The site is now privately owned and is not open to visitors, but the remaining brick classroon building can be seen from SH 32. A historical marker beside the road calls attention to the location.
This institution was established in 1857 as the Lebanon Orphans Home, named for Lebanon, Tenn., by the Methodist Mission Board. It was for care and education of Chickasaw orphans.
The Home was discontinued during the years of the Civil War and reconstruction, but was re-opened about 1872.
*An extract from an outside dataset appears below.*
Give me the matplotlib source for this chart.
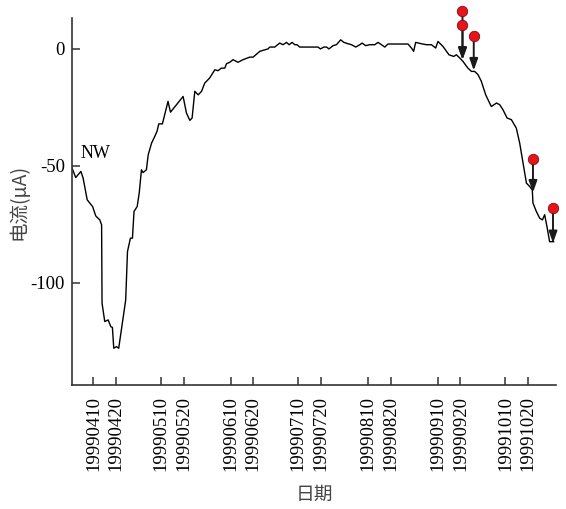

In 1887, the Chickasaw Legislature changed the name and function to the Chickasaw Orphans Home and Manual Labor School. There was a capacity for 60 students. The boys were taught agriculture and horticulture, and the girls were taught housework, cooking, washing, ironing, plain and fancy sewing, quilting and knitting.
All the students were given "....first class instruction in all branches of finished English education."
The institution was discontinued in 1910.
In the picture of the Historical marker it says:
"Burney Institute Site in vicinity south Established 1854 by Chickasaw
Council, Daugherty COLBERT, Chief: David BURNEY, Joel
KEMP,George D. JAMES, A.V. BROWN, school
Opened as school for Chickasaw girls 1859, under supervision of Cumberland Presby.Bd.,Rev.Robert S. BELL and wife, teachers.
Name changed to Chickasaw Orphan Home and Manual Labor School, 1887."